利用热模拟技术研究了一系列含Cu钢在不同冷速下的硬度变化. 借助金相和高分辨透射电镜研究了连续冷却过程中的含Cu相析出行为及其对硬度的影响. 结果表明: 在连续冷却过程中Fe-Cu合金中会发生第二相析出, 从而造成硬化. 第二相析出为富Cu过渡相, 以相间沉淀方式析出, 析出行为与冷速和Cu含量有关, 当冷却速率为0.1-1 ℃/s时, 随着冷却速率的增加第二相析出物变得更加细小且密度更大, 当冷却速率为1 ℃/s时析 出物密度最大. 当冷却速率超过1 ℃/s后, 随着冷却速率的增加析出物逐渐减少. 当样品以10 ℃/s冷速冷却时, 几乎没有析出物产生. 富Cu相析出状况对合金起明显的强化作用. 当Cu含量低于1%时, 析出现象并不明显.

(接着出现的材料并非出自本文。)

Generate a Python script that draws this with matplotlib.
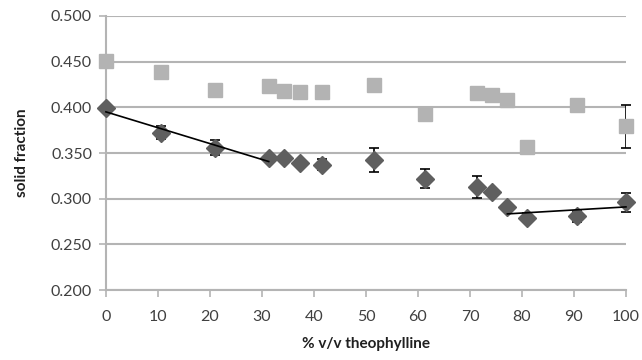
import matplotlib.pyplot as plt
import numpy as np

plt.rcParams['font.family'] = ['Lato', 'DejaVu Sans']

# DATA
x_sq = [0, 10.5, 21, 31.3, 34.3, 37.3, 41.5, 51.5, 61.3, 71.3, 74.2, 77.2, 81, 90.5, 100]
y_sq = [0.451, 0.439, 0.419, 0.423, 0.418, 0.417, 0.417, 0.424, 0.393, 0.416, 0.413, 0.408, 0.357, 0.403, 0.379]
err_sq = [0, 0, 0, 0, 0, 0, 0, 0, 0, 0, 0, 0, 0, 0, 0.024]

x_di = [0, 10.5, 21, 31.3, 34.3, 37.3, 41.5, 51.5, 61.3, 71.3, 74.2, 77.2, 81, 90.5, 100]
y_di = [0.399, 0.372, 0.356, 0.344, 0.344, 0.339, 0.337, 0.342, 0.322, 0.313, 0.307, 0.291, 0.279, 0.281, 0.296]
err_di = [0.002, 0.007, 0.008, 0.003, 0, 0, 0.006, 0.013, 0.010, 0.012, 0, 0, 0.005, 0.006, 0.010]

x_ticks = [0, 10, 20, 30, 40, 50, 60, 70, 80, 90, 100]
y_ticks = [0.200, 0.250, 0.300, 0.350, 0.400, 0.450, 0.500]

grid_c = '#b4b4b4'

fig = plt.figure(figsize=(6.42, 3.6), dpi=100)
ax = fig.add_axes([0.165, 0.194, 0.81, 0.762])

# light squares
ax.errorbar(x_sq, y_sq, yerr=err_sq, fmt='s', color='#b3b3b3', markersize=10.5,
            ecolor='black', elinewidth=1.2, capsize=3.5, capthick=1.2, zorder=3)
# dark diamonds
ax.errorbar(x_di, y_di, yerr=err_di, fmt='D', color='#5f5f5f', markersize=9.5,
            ecolor='black', elinewidth=1.2, capsize=3.5, capthick=1.2, zorder=4)

# linear trend lines over the two segments
for lo, hi in [(0, 4), (11, 15)]:
    xs = np.array(x_di[lo:hi])
    k, b = np.polyfit(xs, y_di[lo:hi], 1)
    ax.plot([xs[0], xs[-1]], [k * xs[0] + b, k * xs[-1] + b], color='black', lw=1.2, zorder=5)

ax.set_xlim(0, 100)
ax.set_ylim(0.2, 0.5)
ax.set_xticks(x_ticks)
ax.set_yticks(y_ticks)
ax.set_yticklabels([f'{v:.3f}' for v in y_ticks])

ax.grid(axis='y', color=grid_c, lw=1.5, zorder=0)
ax.set_axisbelow(True)
for s in ['top', 'right']:
    ax.spines[s].set_visible(False)
for s in ['left', 'bottom']:
    ax.spines[s].set_color(grid_c)
    ax.spines[s].set_linewidth(1.5)
ax.tick_params(axis='both', colors=grid_c, labelcolor='#404040', labelsize=11.5,
               length=5, width=1.2)
ax.tick_params(axis='x', pad=9)
ax.tick_params(axis='y', pad=5)

ax.set_xlabel('% v/v theophylline', fontsize=11, fontweight='bold', color='#202020', labelpad=10)
ax.set_ylabel('solid fraction', fontsize=11, fontweight='bold', color='#202020', labelpad=16)

for line in ax.get_lines():
    line.set_clip_on(False)

fig.savefig('out.png', dpi=100)
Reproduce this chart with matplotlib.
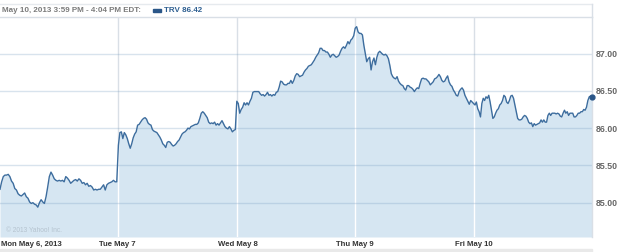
import numpy as np
import matplotlib.pyplot as plt
from matplotlib.lines import Line2D
from matplotlib.patches import Rectangle

plt.rcParams['font.family'] = ['Liberation Sans', 'DejaVu Sans']

# TRV price, 5 trading days
mon = [85.18, 85.28, 85.35, 85.37, 85.37, 85.38, 85.35, 85.29, 85.26, 85.19, 85.17, 85.12,
       85.10, 85.09, 85.11, 85.13, 85.08, 85.06, 85.01, 84.99, 85.00, 84.98, 84.97, 84.94,
       85.00, 85.04, 85.01, 84.99, 85.08, 85.21, 85.35, 85.41, 85.37, 85.32, 85.30, 85.29,
       85.30, 85.29, 85.30, 85.28, 85.35, 85.33, 85.30, 85.26, 85.28, 85.30, 85.31, 85.29,
       85.32, 85.30, 85.26, 85.27, 85.24, 85.26, 85.22, 85.23, 85.21, 85.17, 85.18, 85.17,
       85.18, 85.18, 85.21, 85.24, 85.17, 85.24, 85.26, 85.27, 85.28, 85.30, 85.28, 85.28]
tue = [85.77, 85.94, 85.95, 85.86, 85.94, 85.91, 85.86, 85.79, 85.73, 85.79, 85.87, 85.92,
       85.95, 86.04, 86.05, 86.08, 86.11, 86.13, 86.14, 86.12, 86.07, 86.05, 86.04, 85.98,
       85.96, 85.95, 85.94, 85.91, 85.88, 85.84, 85.79, 85.77, 85.74, 85.81, 85.82, 85.81,
       85.78, 85.76, 85.77, 85.79, 85.82, 85.84, 85.88, 85.92, 85.94, 85.95, 85.97, 86.00,
       85.99, 86.02, 86.03, 86.04, 86.05, 86.05, 86.07, 86.13, 86.20, 86.22, 86.20, 86.17,
       86.14, 86.08, 86.06, 86.07, 86.06, 86.08, 86.04, 86.06, 86.04, 86.07, 86.10, 86.06,
       86.02, 86.00, 85.99, 86.02, 85.99, 85.95, 85.97, 85.98]
wed = [86.36, 86.33, 86.20, 86.25, 86.28, 86.34, 86.31, 86.34, 86.31, 86.36, 86.40, 86.48,
       86.49, 86.49, 86.49, 86.49, 86.46, 86.44, 86.45, 86.43, 86.45, 86.48, 86.44, 86.45,
       86.43, 86.45, 86.44, 86.48, 86.49, 86.55, 86.63, 86.62, 86.59, 86.58, 86.58, 86.60,
       86.60, 86.64, 86.60, 86.64, 86.70, 86.73, 86.72, 86.69, 86.70, 86.71, 86.75, 86.78,
       86.80, 86.83, 86.84, 86.85, 86.88, 86.91, 86.95, 86.98, 87.01, 87.07, 87.07, 87.04,
       87.04, 87.02, 87.02, 86.99, 86.95, 86.98, 86.99, 86.97, 86.95, 86.96, 86.98, 87.03,
       87.07, 87.09, 87.07, 87.11, 87.16, 87.13, 87.18, 87.20, 87.24]
thu = [87.34, 87.36, 87.29, 87.27, 87.27, 87.25, 87.11, 87.00, 86.89, 86.93, 86.95, 86.78,
       86.89, 86.94, 86.85, 86.95, 87.01, 87.03, 87.01, 86.99, 86.98, 86.99, 86.97, 86.93,
       86.84, 86.73, 86.69, 86.67, 86.66, 86.69, 86.63, 86.60, 86.58, 86.57, 86.53, 86.51,
       86.57, 86.57, 86.55, 86.54, 86.52, 86.49, 86.52, 86.54, 86.53, 86.60, 86.66, 86.67,
       86.66, 86.66, 86.64, 86.62, 86.58, 86.60, 86.62, 86.66, 86.67, 86.69, 86.72, 86.69,
       86.64, 86.62, 86.63, 86.67, 86.70, 86.62, 86.58, 86.56, 86.51, 86.48, 86.44, 86.43,
       86.49, 86.52, 86.54, 86.51, 86.44, 86.40, 86.36, 86.32, 86.37, 86.35]
fri = [86.33, 86.31, 86.35, 86.26, 86.22, 86.15, 86.33, 86.40, 86.37, 86.42, 86.40, 86.44,
       86.35, 86.24, 86.13, 86.15, 86.20, 86.24, 86.26, 86.31, 86.33, 86.37, 86.44, 86.42,
       86.35, 86.33, 86.37, 86.43, 86.44, 86.40, 86.31, 86.22, 86.13, 86.11, 86.11, 86.12,
       86.15, 86.17, 86.16, 86.13, 86.08, 86.06, 86.07, 86.02, 86.06, 86.04, 86.05, 86.06,
       86.07, 86.11, 86.08, 86.11, 86.08, 86.08, 86.17, 86.20, 86.17, 86.20, 86.20, 86.20,
       86.19, 86.20, 86.19, 86.16, 86.15, 86.20, 86.24, 86.20, 86.22, 86.17, 86.20, 86.20,
       86.20, 86.15, 86.15, 86.17, 86.20, 86.20, 86.22, 86.22, 86.25, 86.24, 86.28, 86.37,
       86.42, 86.43, 86.42]
days = [mon, tue, wed, thu, fri]
day_labels = ['Mon May 6, 2013', 'Tue May 7', 'Wed May 8', 'Thu May 9', 'Fri May 10']
yticks = [85.00, 85.50, 86.00, 86.50, 87.00]

xs, ys = [], []
for d, vals in enumerate(days):
    n = len(vals)
    if d < len(days) - 1:
        xs.append(np.linspace(d, d + 1, n + 1)[:-1])
    else:
        xs.append(np.linspace(d, d + 1, n))
    ys.append(np.array(vals))
x = np.concatenate(xs)
y = np.concatenate(ys)

ymin, ymax = 84.54, 87.49
line_c = '#3d6d9e'
fill_c = '#d6e6f2'

fig = plt.figure(figsize=(6.25, 2.52), dpi=100)
ax = fig.add_axes([0, 1 - 237 / 252, 592 / 625, 220 / 252])
ax.set_xlim(0, 5)
ax.set_ylim(ymin, ymax)

# vertical day separators: grey above the area, white inside it
for d in range(1, 5):
    ax.axvline(d, color='#d9dfe6', lw=1, zorder=0)
poly = ax.fill_between(x, y, ymin, color=fill_c, lw=0, zorder=1)
clip = poly.get_paths()[0]
for d in range(1, 5):
    vl = ax.axvline(d, color='white', lw=1, zorder=2)
    vl.set_clip_path(clip, ax.transData)

for t in yticks:
    ax.axhline(t, color='#7fa3c4', alpha=0.3, lw=1, zorder=2)

ax.plot(x, y, color=line_c, lw=1, zorder=3)
ax.plot(x[-1], y[-1], 'o', color='#2a5688', ms=3.5, zorder=4, clip_on=False)

ax.yaxis.tick_right()
ax.set_yticks(yticks)
ax.set_yticklabels(['%.2f' % t for t in yticks], fontsize=6.3, fontweight='bold', color='#666666')
ax.tick_params(axis='y', length=0, pad=3)
ax.set_xticks([])
for s in ['left', 'bottom']:
    ax.spines[s].set_visible(False)
for s in ['top', 'right']:
    ax.spines[s].set_color('#d9dfe6')
    ax.spines[s].set_linewidth(1)

for d, lab in enumerate(day_labels):
    xpos = 0.005 if d == 0 else d - 0.16
    ax.text(xpos, -8 / 220, lab, transform=ax.get_xaxis_transform(), ha='left', va='center',
            fontsize=5.6, fontweight='bold', color='#333333')

ax.text(0.01, 0.012, '\u00a9 2013 Yahoo! Inc.', fontsize=4.8, color='#b5c3cf',
        transform=ax.transAxes, va='bottom')

# header
fig.text(2 / 625, 1 - 10 / 252, 'May 10, 2013 3:59 PM - 4:04 PM EDT:', fontsize=5.8,
         fontweight='bold', color='#7a7a7a', va='center')
fig.add_artist(Rectangle((153 / 625, 1 - 11.5 / 252), 8 / 625, 3 / 252, color='#2a5688',
                         transform=fig.transFigure))
fig.text(164 / 625, 1 - 10 / 252, 'TRV 86.42', fontsize=5.8, fontweight='bold',
         color='#2e5f91', va='center')
fig.add_artist(Line2D([0, 592 / 625], [1 - 4 / 252] * 2, color='#e6eaee', lw=1,
                      transform=fig.transFigure))
fig.add_artist(Line2D([592 / 625] * 2, [1 - 4 / 252, 1 - 17 / 252], color='#d9dfe6', lw=1,
                      transform=fig.transFigure))
fig.add_artist(Rectangle((0, 0), 592 / 625, 3 / 252, color='#e9e9e9', transform=fig.transFigure))

fig.savefig('out.png', dpi=100)
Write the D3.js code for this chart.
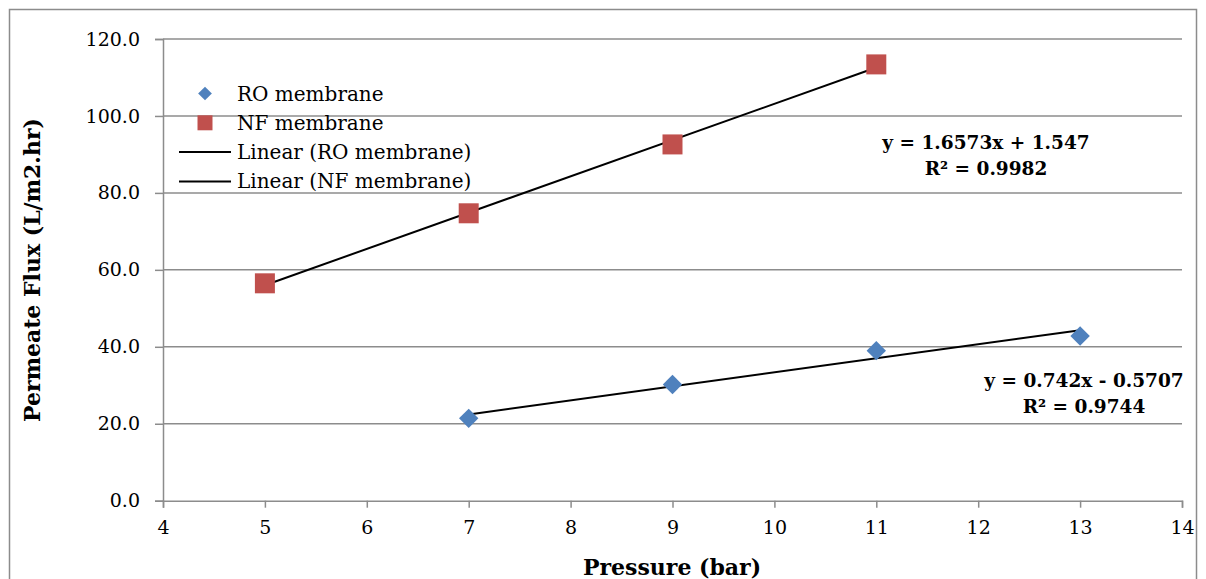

The hardening behavior of five Cu–bearing steels during continuous cooling has been studied with the aid of thermo–simulation technique. Optical microscope (OM) and high resolution transmission electron microscopy (HRTEM) were employed to investigate the influence of cooling rate on the precipitation behavior in these steels and their hardness. The results show that during the continuous cooling the second phase precipitates occur in these steels and cause the precipitation hardening. These precipitates are proved to be Cu–rich phases and formed by the way of inter–phase precipitation. The precipitation behavior and hardening effect could be affected by cooling rate and copper content in these steels. When the steels are cooled at a cooling rate between 0.1—1 ℃/s, the second phase precipitates become finer and denser with the increase of cooling rate. Only when the cooling rate is 1 ℃/s the density of the second phase precipitates is the largest. When the cooling rate is quicker than 1 ℃/s, increasing the cooling rate leads to the precipitates being finer and fewer. When the samples are cooled at a rate of 10 ℃/s, there are few precipitates in samples. The Cu–rich phase is the main cause to strengthen these steels. It is also found that when the copper content is less than 1%, the precipitation behavior is unobvious.